■ Problem to work on ■
Your task is to quote the material that follows, in full and exactly.

※

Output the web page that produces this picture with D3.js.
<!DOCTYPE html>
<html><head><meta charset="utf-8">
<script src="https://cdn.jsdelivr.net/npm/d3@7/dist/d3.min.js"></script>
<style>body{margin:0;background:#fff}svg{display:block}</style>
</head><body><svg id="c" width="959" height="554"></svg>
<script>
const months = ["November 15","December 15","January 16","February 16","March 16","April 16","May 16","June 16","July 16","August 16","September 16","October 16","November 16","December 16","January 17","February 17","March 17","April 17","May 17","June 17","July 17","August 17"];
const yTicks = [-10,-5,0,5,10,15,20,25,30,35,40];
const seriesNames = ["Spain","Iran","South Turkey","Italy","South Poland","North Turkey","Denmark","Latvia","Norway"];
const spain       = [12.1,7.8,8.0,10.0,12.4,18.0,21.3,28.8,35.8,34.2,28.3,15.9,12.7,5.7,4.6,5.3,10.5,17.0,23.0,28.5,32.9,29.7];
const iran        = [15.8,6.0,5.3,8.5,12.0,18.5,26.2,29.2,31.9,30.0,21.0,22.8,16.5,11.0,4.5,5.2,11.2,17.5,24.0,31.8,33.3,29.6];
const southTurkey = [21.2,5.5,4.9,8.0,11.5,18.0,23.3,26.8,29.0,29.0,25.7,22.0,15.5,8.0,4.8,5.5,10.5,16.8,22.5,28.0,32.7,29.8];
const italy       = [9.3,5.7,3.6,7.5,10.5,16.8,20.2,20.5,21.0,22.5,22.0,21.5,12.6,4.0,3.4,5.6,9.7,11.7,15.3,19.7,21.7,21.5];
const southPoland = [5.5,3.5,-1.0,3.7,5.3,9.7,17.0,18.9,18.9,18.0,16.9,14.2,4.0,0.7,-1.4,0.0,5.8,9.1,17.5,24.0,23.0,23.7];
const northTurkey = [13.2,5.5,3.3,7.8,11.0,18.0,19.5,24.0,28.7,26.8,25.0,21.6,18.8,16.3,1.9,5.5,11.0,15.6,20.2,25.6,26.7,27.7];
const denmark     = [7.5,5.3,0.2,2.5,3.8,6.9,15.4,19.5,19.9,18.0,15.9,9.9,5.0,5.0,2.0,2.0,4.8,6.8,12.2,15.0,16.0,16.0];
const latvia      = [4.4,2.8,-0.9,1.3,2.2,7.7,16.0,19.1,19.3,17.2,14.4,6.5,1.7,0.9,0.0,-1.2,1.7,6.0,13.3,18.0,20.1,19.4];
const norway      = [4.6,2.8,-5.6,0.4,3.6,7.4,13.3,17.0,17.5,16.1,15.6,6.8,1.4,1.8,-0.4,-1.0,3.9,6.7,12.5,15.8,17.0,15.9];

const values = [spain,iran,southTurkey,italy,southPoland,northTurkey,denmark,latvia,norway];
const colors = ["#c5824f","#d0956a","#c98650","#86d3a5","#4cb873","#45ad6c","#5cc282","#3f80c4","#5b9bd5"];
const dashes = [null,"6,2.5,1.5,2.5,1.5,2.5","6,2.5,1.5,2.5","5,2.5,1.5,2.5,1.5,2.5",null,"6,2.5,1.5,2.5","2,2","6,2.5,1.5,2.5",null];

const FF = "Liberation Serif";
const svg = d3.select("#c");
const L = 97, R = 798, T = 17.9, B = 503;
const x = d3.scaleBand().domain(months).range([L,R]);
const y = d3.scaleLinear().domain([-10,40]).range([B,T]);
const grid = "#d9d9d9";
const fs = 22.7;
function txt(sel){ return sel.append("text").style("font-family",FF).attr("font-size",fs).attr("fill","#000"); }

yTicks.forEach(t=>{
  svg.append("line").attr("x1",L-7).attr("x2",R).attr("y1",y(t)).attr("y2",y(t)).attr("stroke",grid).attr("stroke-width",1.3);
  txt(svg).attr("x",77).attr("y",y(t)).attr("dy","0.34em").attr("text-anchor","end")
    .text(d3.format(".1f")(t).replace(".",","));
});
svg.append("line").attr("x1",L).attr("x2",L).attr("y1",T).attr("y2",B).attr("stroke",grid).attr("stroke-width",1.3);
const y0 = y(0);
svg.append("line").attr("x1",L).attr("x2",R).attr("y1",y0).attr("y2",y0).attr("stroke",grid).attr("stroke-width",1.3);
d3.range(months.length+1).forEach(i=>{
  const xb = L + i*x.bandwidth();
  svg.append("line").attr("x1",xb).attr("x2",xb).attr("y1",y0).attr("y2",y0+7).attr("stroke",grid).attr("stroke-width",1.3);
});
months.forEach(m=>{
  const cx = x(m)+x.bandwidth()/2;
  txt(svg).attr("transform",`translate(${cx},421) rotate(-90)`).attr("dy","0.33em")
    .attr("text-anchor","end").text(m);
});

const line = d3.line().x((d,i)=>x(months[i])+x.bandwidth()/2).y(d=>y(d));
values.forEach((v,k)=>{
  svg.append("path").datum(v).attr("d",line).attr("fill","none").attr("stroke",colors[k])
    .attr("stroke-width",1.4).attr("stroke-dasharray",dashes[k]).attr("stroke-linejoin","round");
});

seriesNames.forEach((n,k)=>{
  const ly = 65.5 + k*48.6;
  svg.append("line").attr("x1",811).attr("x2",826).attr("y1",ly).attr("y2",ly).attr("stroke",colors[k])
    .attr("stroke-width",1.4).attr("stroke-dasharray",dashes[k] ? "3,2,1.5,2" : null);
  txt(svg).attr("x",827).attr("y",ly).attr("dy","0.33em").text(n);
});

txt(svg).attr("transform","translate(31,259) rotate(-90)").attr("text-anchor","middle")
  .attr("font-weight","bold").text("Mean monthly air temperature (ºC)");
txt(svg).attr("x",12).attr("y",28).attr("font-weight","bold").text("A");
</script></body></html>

※

■ Output for this task ■
Output the web page that produces this picture with D3.js.
<!DOCTYPE html>
<html><head><meta charset="utf-8">
<script src="https://cdn.jsdelivr.net/npm/d3@7/dist/d3.min.js"></script>
<style>body{margin:0;background:#fff}svg{display:block}</style>
</head><body><svg id="c" width="959" height="554"></svg>
<script>
const months = ["November 15","December 15","January 16","February 16","March 16","April 16","May 16","June 16","July 16","August 16","September 16","October 16","November 16","December 16","January 17","February 17","March 17","April 17","May 17","June 17","July 17","August 17"];
const yTicks = [-10,-5,0,5,10,15,20,25,30,35,40];
const seriesNames = ["Spain","Iran","South Turkey","Italy","South Poland","North Turkey","Denmark","Latvia","Norway"];
const spain       = [12.1,7.8,8.0,10.0,12.4,18.0,21.3,28.8,35.8,34.2,28.3,15.9,12.7,5.7,4.6,5.3,10.5,17.0,23.0,28.5,32.9,29.7];
const iran        = [15.8,6.0,5.3,8.5,12.0,18.5,26.2,29.2,31.9,30.0,21.0,22.8,16.5,11.0,4.5,5.2,11.2,17.5,24.0,31.8,33.3,29.6];
const southTurkey = [21.2,5.5,4.9,8.0,11.5,18.0,23.3,26.8,29.0,29.0,25.7,22.0,15.5,8.0,4.8,5.5,10.5,16.8,22.5,28.0,32.7,29.8];
const italy       = [9.3,5.7,3.6,7.5,10.5,16.8,20.2,20.5,21.0,22.5,22.0,21.5,12.6,4.0,3.4,5.6,9.7,11.7,15.3,19.7,21.7,21.5];
const southPoland = [5.5,3.5,-1.0,3.7,5.3,9.7,17.0,18.9,18.9,18.0,16.9,14.2,4.0,0.7,-1.4,0.0,5.8,9.1,17.5,24.0,23.0,23.7];
const northTurkey = [13.2,5.5,3.3,7.8,11.0,18.0,19.5,24.0,28.7,26.8,25.0,21.6,18.8,16.3,1.9,5.5,11.0,15.6,20.2,25.6,26.7,27.7];
const denmark     = [7.5,5.3,0.2,2.5,3.8,6.9,15.4,19.5,19.9,18.0,15.9,9.9,5.0,5.0,2.0,2.0,4.8,6.8,12.2,15.0,16.0,16.0];
const latvia      = [4.4,2.8,-0.9,1.3,2.2,7.7,16.0,19.1,19.3,17.2,14.4,6.5,1.7,0.9,0.0,-1.2,1.7,6.0,13.3,18.0,20.1,19.4];
const norway      = [4.6,2.8,-5.6,0.4,3.6,7.4,13.3,17.0,17.5,16.1,15.6,6.8,1.4,1.8,-0.4,-1.0,3.9,6.7,12.5,15.8,17.0,15.9];

const values = [spain,iran,southTurkey,italy,southPoland,northTurkey,denmark,latvia,norway];
const colors = ["#c5824f","#d0956a","#c98650","#86d3a5","#4cb873","#45ad6c","#5cc282","#3f80c4","#5b9bd5"];
const dashes = [null,"6,2.5,1.5,2.5,1.5,2.5","6,2.5,1.5,2.5","5,2.5,1.5,2.5,1.5,2.5",null,"6,2.5,1.5,2.5","2,2","6,2.5,1.5,2.5",null];

const FF = "Liberation Serif";
const svg = d3.select("#c");
const L = 97, R = 798, T = 17.9, B = 503;
const x = d3.scaleBand().domain(months).range([L,R]);
const y = d3.scaleLinear().domain([-10,40]).range([B,T]);
const grid = "#d9d9d9";
const fs = 22.7;
function txt(sel){ return sel.append("text").style("font-family",FF).attr("font-size",fs).attr("fill","#000"); }

yTicks.forEach(t=>{
  svg.append("line").attr("x1",L-7).attr("x2",R).attr("y1",y(t)).attr("y2",y(t)).attr("stroke",grid).attr("stroke-width",1.3);
  txt(svg).attr("x",77).attr("y",y(t)).attr("dy","0.34em").attr("text-anchor","end")
    .text(d3.format(".1f")(t).replace(".",","));
});
svg.append("line").attr("x1",L).attr("x2",L).attr("y1",T).attr("y2",B).attr("stroke",grid).attr("stroke-width",1.3);
const y0 = y(0);
svg.append("line").attr("x1",L).attr("x2",R).attr("y1",y0).attr("y2",y0).attr("stroke",grid).attr("stroke-width",1.3);
d3.range(months.length+1).forEach(i=>{
  const xb = L + i*x.bandwidth();
  svg.append("line").attr("x1",xb).attr("x2",xb).attr("y1",y0).attr("y2",y0+7).attr("stroke",grid).attr("stroke-width",1.3);
});
months.forEach(m=>{
  const cx = x(m)+x.bandwidth()/2;
  txt(svg).attr("transform",`translate(${cx},421) rotate(-90)`).attr("dy","0.33em")
    .attr("text-anchor","end").text(m);
});

const line = d3.line().x((d,i)=>x(months[i])+x.bandwidth()/2).y(d=>y(d));
values.forEach((v,k)=>{
  svg.append("path").datum(v).attr("d",line).attr("fill","none").attr("stroke",colors[k])
    .attr("stroke-width",1.4).attr("stroke-dasharray",dashes[k]).attr("stroke-linejoin","round");
});

seriesNames.forEach((n,k)=>{
  const ly = 65.5 + k*48.6;
  svg.append("line").attr("x1",811).attr("x2",826).attr("y1",ly).attr("y2",ly).attr("stroke",colors[k])
    .attr("stroke-width",1.4).attr("stroke-dasharray",dashes[k] ? "3,2,1.5,2" : null);
  txt(svg).attr("x",827).attr("y",ly).attr("dy","0.33em").text(n);
});

txt(svg).attr("transform","translate(31,259) rotate(-90)").attr("text-anchor","middle")
  .attr("font-weight","bold").text("Mean monthly air temperature (ºC)");
txt(svg).attr("x",12).attr("y",28).attr("font-weight","bold").text("A");
</script></body></html>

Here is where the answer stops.